Total WAR difference between teams was also compared against winning percentage using the methodology described above. Initially, it was hypothesized that a higher WAR difference would correlate to a higher winning percentage because the “Favored Team” would have a WAR value that was increasingly more than their opponent. However, the linear trendline in Graph 1 has a negative slope and the corresponding coefficient of determination (0.0393) is very low, meaning only about 3.9 percent of the variance in the data was caused by the linear relationship. Therefore, there is no correlation between WAR difference and winning percentage, although teams with a higher team total WAR win about 57.3 percent of the time, as found in Table 2.
In the future, more work can be done to attempt a better correlation model when graphing the WAR difference and “Favored Team” winning percentage. This could be done by increasing the number of ranges used by decreasing the WAR difference increments to a value less than one. Although 97 World Series have been played since the live-ball era began, only 96 of the data were usable and even fewer (60) could be used for the model used in this study to ensure the winning percentages for each range had averaged out to equilibrium. The main limitation with the current model is lack of sample size, which would only become more problematic if the range increments were decreased. Future work can also be done by increasing the scope and examining WAR difference between the World Series winner and the average team that made the playoffs that same year. It would be especially interesting to compare WAR values between eras of playoff expansion.

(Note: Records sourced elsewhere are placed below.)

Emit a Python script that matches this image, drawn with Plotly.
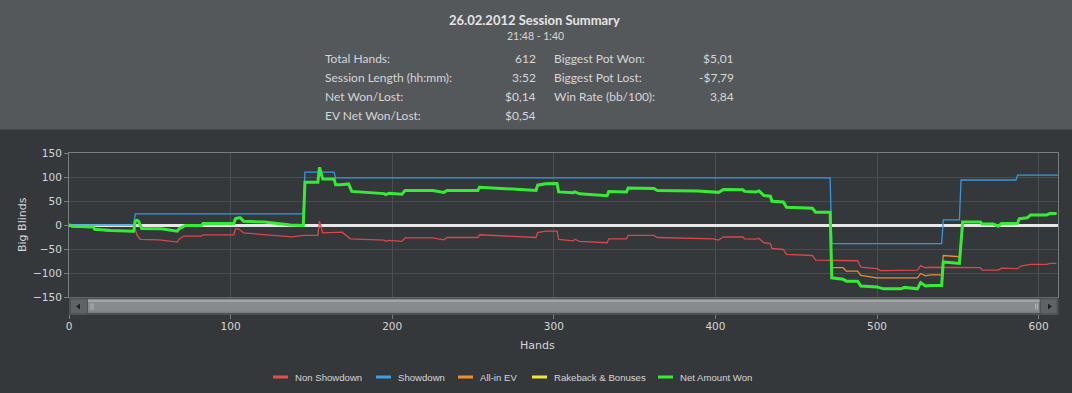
import plotly.graph_objects as go

# ---------------- data ----------------
x_ticks = [0, 100, 200, 300, 400, 500, 600]
y_ticks = [-150, -100, -50, 0, 50, 100, 150]

non_showdown_hands = [0, 2, 15, 16, 26, 40, 41, 42, 44, 56, 67, 68, 71, 82, 83, 102, 103, 105, 108, 121,
                      138, 145, 154, 155, 157, 169, 174, 182, 195, 196, 198, 206, 208, 225, 232, 234, 253,
                      254, 275, 289, 290, 295, 302, 303, 312, 313, 316, 331, 333, 334, 345, 346, 362, 364,
                      389, 399, 402, 405, 417, 418, 425, 427, 430, 434, 435, 442, 444, 460, 462, 471, 488,
                      490, 500, 502, 515, 525, 527, 530, 533, 552, 555, 564, 565, 575, 577, 587, 589, 595,
                      605, 607, 611]
non_showdown_bb = [1, -2.5, -4, -9, -11.4, -12.8, -8, -20, -30, -31, -35.7, -30, -23, -23, -20.4, -20.4, -8,
                   -8, -16.6, -20, -24.6, -21.8, -21.8, 8, -16.3, -15, -28.7, -30, -31.5, -34, -32, -34,
                   -26.7, -26.7, -31, -26, -26, -20.4, -24.6, -26, -15.6, -12.8, -12.8, -30, -33, -29.5,
                   -34, -37, -37, -28.7, -28.7, -21.8, -21.8, -26, -27, -28.7, -31.5, -24.6, -25, -28.7,
                   -29.3, -28, -37, -38.5, -48.8, -51, -61, -63.5, -73, -73, -74.5, -88, -91, -95, -95,
                   -94, -84.5, -89, -88, -88, -89, -89, -94, -94, -90, -91, -85.5, -82, -82, -80, -80]

showdown_hands = [0, 40, 41, 145, 146, 164, 165, 471, 472, 540, 541, 551, 552, 586, 587, 612]
showdown_bb = [0, 0, 23, 23, 110, 110, 98, 98, -39, -39, 10.7, 10.7, 93.8, 93.8, 104, 104]

allin_ev_hands = [0, 2, 15, 16, 26, 40, 41, 42, 43, 45, 57, 67, 68, 70, 72, 82, 83, 102, 103, 105, 106,
                  108, 121, 137, 145, 146, 154, 155, 157, 164, 165, 168, 173, 175, 183, 195, 196, 198, 206,
                  208, 225, 232, 234, 253, 254, 265, 276, 289, 290, 295, 302, 303, 312, 313, 316, 331, 333,
                  334, 345, 346, 362, 364, 389, 402, 405, 417, 418, 425, 427, 430, 434, 435, 442, 444, 460,
                  462, 471, 472, 479, 481, 488, 490, 500, 515, 525, 527, 530, 533, 540, 541, 551, 553, 564,
                  565, 572, 575, 577, 587, 588, 593, 595, 605, 607, 611]
allin_ev_bb = [1, -2.5, -4, -9, -11.4, -12.8, 8, 10, 8, -7.3, -8, -12.8, -8, -3.8, -1, -1, 3, 3, 13, 15, 15,
               8, 6, 0, -1, 89, 89, 120, 96, 96, 84, 84, 85.5, 70, 68, 65.4, 63.4, 66, 64, 72, 72, 68, 72,
               72, 78.6, 77, 74, 72, 83, 86, 86.5, 69, 67, 69, 65, 61, 61, 69.6, 69, 77, 76, 72, 71, 68, 74,
               73.5, 70, 69, 71, 61.3, 60, 49.5, 48, 37, 35, 26.7, 26.7, -89, -89, -96, -96, -105, -110,
               -110, -110, -101, -106, -104, -104, -63.5, -66, 6, 6, 2, 2, -2.4, 3, 3.5, 12.8, 15, 21, 21,
               24, 24]

rakeback_hands = [0, 2, 15, 16, 26, 40, 41, 42, 43, 45, 57, 67, 68, 70, 72, 82, 83, 102, 103, 105, 106,
                  108, 121, 137, 145, 146, 154, 155, 157, 164, 165, 168, 173, 175, 183, 195, 196, 198, 206,
                  208, 225, 232, 234, 253, 254, 265, 276, 289, 290, 295, 302, 303, 312, 313, 316, 331, 333,
                  334, 345, 346, 362, 364, 389, 402, 405, 417, 418, 425, 427, 430, 434, 435, 442, 444, 460,
                  462, 471, 472, 479, 481, 488, 490, 500, 504, 515, 517, 525, 527, 530, 533, 540, 541, 551,
                  553, 564, 565, 572, 575, 577, 587, 588, 593, 595, 605, 607, 611]
rakeback_bb = [0, -3.5, -5, -10, -12.4, -13.8, 8, 10, 8, -7.3, -8, -12.8, -8, -3.8, -1, -1, 3, 3, 13, 15,
               15, 8, 6, 0, -1, 89, 89, 120, 96, 96, 84, 84, 85.5, 70, 68, 65.4, 63.4, 66, 64, 72, 72, 68,
               72, 72, 78.6, 77, 74, 72, 83, 86, 86.5, 69, 67, 69, 65, 61, 61, 69.6, 69, 77, 76, 72, 71, 68,
               74, 73.5, 70, 69, 71, 61.3, 60, 49.5, 48, 37, 35, 26.7, 26.7, -110, -113, -117, -117, -127,
               -129, -133, -133, -130, -133, -120, -127, -126, -126, -77, -80, 6, 6, 2, 2, -2.4, 3, 3.5,
               12.8, 15, 21, 21, 24, 24]

net_won_hands = [0, 2, 15, 16, 26, 40, 41, 42, 43, 45, 57, 67, 68, 70, 72, 82, 83, 102, 103, 105, 106,
                 108, 121, 137, 145, 146, 154, 155, 157, 164, 165, 168, 173, 175, 183, 195, 196, 198, 206,
                 208, 225, 232, 234, 253, 254, 265, 276, 289, 290, 295, 302, 303, 312, 313, 316, 331, 333,
                 334, 345, 346, 362, 364, 389, 402, 405, 417, 418, 425, 427, 430, 434, 435, 442, 444, 460,
                 462, 471, 472, 479, 481, 488, 490, 500, 504, 515, 517, 525, 527, 530, 533, 540, 541, 551,
                 553, 564, 565, 572, 575, 577, 587, 588, 593, 595, 605, 607, 611]
net_won_bb = [1, -2.5, -4, -9, -11.4, -12.8, 8, 10, 8, -7.3, -8, -12.8, -8, -3.8, -1, -1, 3, 3, 13, 15, 15,
              8, 6, 0, -1, 89, 89, 120, 96, 96, 84, 84, 85.5, 70, 68, 65.4, 63.4, 66, 64, 72, 72, 68, 72,
              72, 78.6, 77, 74, 72, 83, 86, 86.5, 69, 67, 69, 65, 61, 61, 69.6, 69, 77, 76, 72, 71, 68, 74,
              73.5, 70, 69, 71, 61.3, 60, 49.5, 48, 37, 35, 26.7, 26.7, -110, -113, -117, -117, -127, -129,
              -133, -133, -130, -133, -120, -127, -126, -126, -77, -80, 6, 6, 2, 2, -2.4, 3, 3.5, 12.8, 15,
              21, 21, 24, 24]

summary_left_labels = ["Total Hands:", "Session Length (hh:mm):", "Net Won/Lost:", "EV Net Won/Lost:"]
summary_left_values = ["612", "3:52", "$0,14", "$0,54"]
summary_right_labels = ["Biggest Pot Won:", "Biggest Pot Lost:", "Win Rate (bb/100):"]
summary_right_values = ["$5,01", "-$7,79", "3,84"]

# ---------------- geometry helpers (pixel -> paper) ----------------
W, H = 1072, 393
PL, PR, PT, PB = 69, 1058, 153, 297


def px(x):
    return (x - PL) / (PR - PL)


def py(y):
    return (PB - y) / (PB - PT)


BG = "#35383b"
HEADER = "#55585b"
GRID = "#4a4d51"
BORDER = "#7a7d80"
TXT = "#d6d6d6"

fig = go.Figure()
series = [
    ("Non Showdown", non_showdown_hands, non_showdown_bb, "#d9474a", 1.3, "#e64c4c", 273),
    ("Showdown", showdown_hands, showdown_bb, "#3499dc", 1.3, "#38a2e4", 376),
    ("All-in EV", allin_ev_hands, allin_ev_bb, "#ec8c2c", 1.3, "#f48d2c", 458),
    ("Rakeback & Bonuses", rakeback_hands, rakeback_bb, "#eee23a", 1.3, "#f2e53a", 532),
    ("Net Amount Won", net_won_hands, net_won_bb, "#35ec35", 3, "#35ef35", 658),
]
for name, xs, ys, col, w, _, _ in series:
    fig.add_trace(go.Scatter(x=xs, y=ys, mode="lines", name=name, showlegend=False,
                             line=dict(color=col, width=w), hoverinfo="skip"))

shapes = []
annotations = []
# header band
shapes.append(dict(type="rect", xref="paper", yref="paper", x0=px(0), x1=px(W), y0=py(129.5), y1=py(0),
                   fillcolor=HEADER, line=dict(width=0), layer="below"))


def rect(x0, x1, y0, y1, col):
    shapes.append(dict(type="rect", xref="paper", yref="paper", x0=px(x0), x1=px(x1), y0=py(y1), y1=py(y0),
                       fillcolor=col, line=dict(width=0), layer="above"))


# scrollbar under the plot
rect(69, 1058.5, 297.5, 315, "#4f5255")
rect(71, 87, 299.5, 313, "#606366")
rect(88, 1039.5, 299.5, 313, "#888b8e")
rect(88, 1039.5, 299.5, 302, "#a2a5a8")
rect(88, 1039.5, 311.5, 313, "#7a7d80")
rect(1041, 1056.5, 299.5, 313, "#606366")
for gx in (90.5, 92.5, 1035, 1037):
    rect(gx, gx + 1, 303.5, 309.5, "#b4b7ba")


def tri(points, col):
    path = "M " + " L ".join(f"{px(a)},{py(b)}" for a, b in points) + " Z"
    shapes.append(dict(type="path", xref="paper", yref="paper", path=path, fillcolor=col,
                       line=dict(width=0), layer="above"))


tri([(76, 306.5), (80, 303.5), (80, 309.5)], "#1e2022")
tri([(1052, 306.5), (1048, 303.5), (1048, 309.5)], "#1e2022")

# legend (drawn manually for the short legend swatches)
LEG_Y = 377
for name, _, _, _, _, lcol, lx in series:
    shapes.append(dict(type="line", xref="paper", yref="paper", x0=px(lx), x1=px(lx + 15), y0=py(LEG_Y),
                       y1=py(LEG_Y), line=dict(color=lcol, width=3), layer="above"))
    annotations.append(dict(text=name, x=px(lx + 20), y=py(LEG_Y), xref="paper", yref="paper",
                            showarrow=False, xanchor="left", yanchor="middle",
                            font=dict(family="Liberation Sans", size=9.6, color=TXT)))

HF = "Lato"
annotations.append(dict(text="<b>26.02.2012 Session Summary</b>", x=px(534), y=py(20), xref="paper",
                        yref="paper", showarrow=False, xanchor="center", yanchor="middle",
                        font=dict(family=HF, size=13, color="#e4e4e4")))
annotations.append(dict(text="21:48 - 1:40", x=px(535), y=py(36), xref="paper", yref="paper",
                        showarrow=False, xanchor="center", yanchor="middle",
                        font=dict(family=HF, size=10.5, color=TXT)))
row_y = [58.3, 77.3, 96.7, 115.7]
for i, (lab, val) in enumerate(zip(summary_left_labels, summary_left_values)):
    annotations.append(dict(text=lab, x=px(323), y=py(row_y[i]), xref="paper", yref="paper",
                            showarrow=False, xanchor="left", yanchor="middle",
                            font=dict(family=HF, size=12, color=TXT)))
    annotations.append(dict(text=val, x=px(538), y=py(row_y[i]), xref="paper", yref="paper",
                            showarrow=False, xanchor="right", yanchor="middle",
                            font=dict(family=HF, size=12, color=TXT)))
for i, (lab, val) in enumerate(zip(summary_right_labels, summary_right_values)):
    annotations.append(dict(text=lab, x=px(551.5), y=py(row_y[i]), xref="paper", yref="paper",
                            showarrow=False, xanchor="left", yanchor="middle",
                            font=dict(family=HF, size=12, color=TXT)))
    annotations.append(dict(text=val, x=px(736), y=py(row_y[i]), xref="paper", yref="paper",
                            showarrow=False, xanchor="right", yanchor="middle",
                            font=dict(family=HF, size=12, color=TXT)))
# axis titles
annotations.append(dict(text="Big Blinds", x=px(22), y=py(225), xref="paper", yref="paper", textangle=-90,
                        showarrow=False, xanchor="center", yanchor="middle",
                        font=dict(family="DejaVu Sans", size=11, color=TXT)))
annotations.append(dict(text="Hands", x=px(537), y=py(345), xref="paper", yref="paper",
                        showarrow=False, xanchor="center", yanchor="middle",
                        font=dict(family="DejaVu Sans", size=11, color=TXT)))

fig.update_layout(
    width=W, height=H,
    margin=dict(l=PL, r=W - PR, t=PT, b=H - PB, pad=0, autoexpand=False),
    paper_bgcolor=BG, plot_bgcolor=BG,
    shapes=shapes, annotations=annotations,
    showlegend=False,
    xaxis=dict(range=[0, 612], tickvals=x_ticks, showgrid=True, gridcolor=GRID, gridwidth=1,
               zeroline=False, showline=True, linecolor=BORDER, mirror=True, ticks="outside",
               ticklen=21, tickcolor=BORDER, ticklabelstandoff=-2,
               tickfont=dict(family="DejaVu Sans", size=10.5, color=TXT), fixedrange=True),
    yaxis=dict(range=[-150, 150], tickvals=y_ticks, showgrid=True, gridcolor=GRID, gridwidth=1,
               zeroline=True, zerolinecolor="#e8e8e8", zerolinewidth=3, showline=True, linecolor=BORDER,
               mirror=True, ticks="outside", ticklen=4, tickcolor=BORDER,
               tickfont=dict(family="DejaVu Sans", size=10.5, color=TXT), fixedrange=True),
)

fig.write_html("out.html", config={"displayModeBar": False},
               post_script="document.body.style.margin='0px';")
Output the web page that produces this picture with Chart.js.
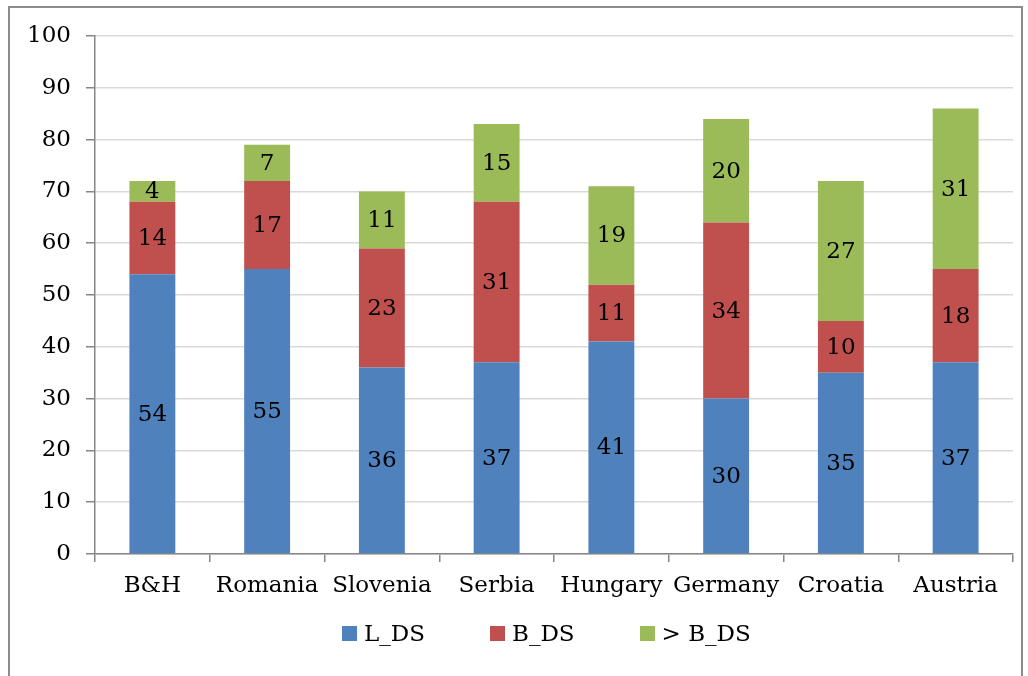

WAR can be used to describe the average team playing in the World Series, with the average winner having a team total WAR value of 47.0, or 13.7 above the 2017 MLB team average. Through historical analysis, WAR as a statistic and its values appear to be validated when comparing team total WAR values with actual winning percentage and general opinion. WAR values also don’t vary much between decades, with the 1950s being the exception. Although the WAR value analysis for each World Series shows that teams with a higher WAR value win about 57.3 percent of the time, there is no correlation between the WAR difference between teams and winning percentage, leaving postseason outcomes subject to intangible factors.
RYAN BORGEMENKE is a second-year medical student and holds a bachelor’s degree in chemical engineering. He is a lifelong Reds fan from Mason, Ohio and has been a SABR member since 2018. His interest in WAR goes back to 2013 when he first learned of sabermetrics.
The author used Baseball-Reference.com for all statistical values and World Series matchup information. WAR values are accurate as of July 1, 2018.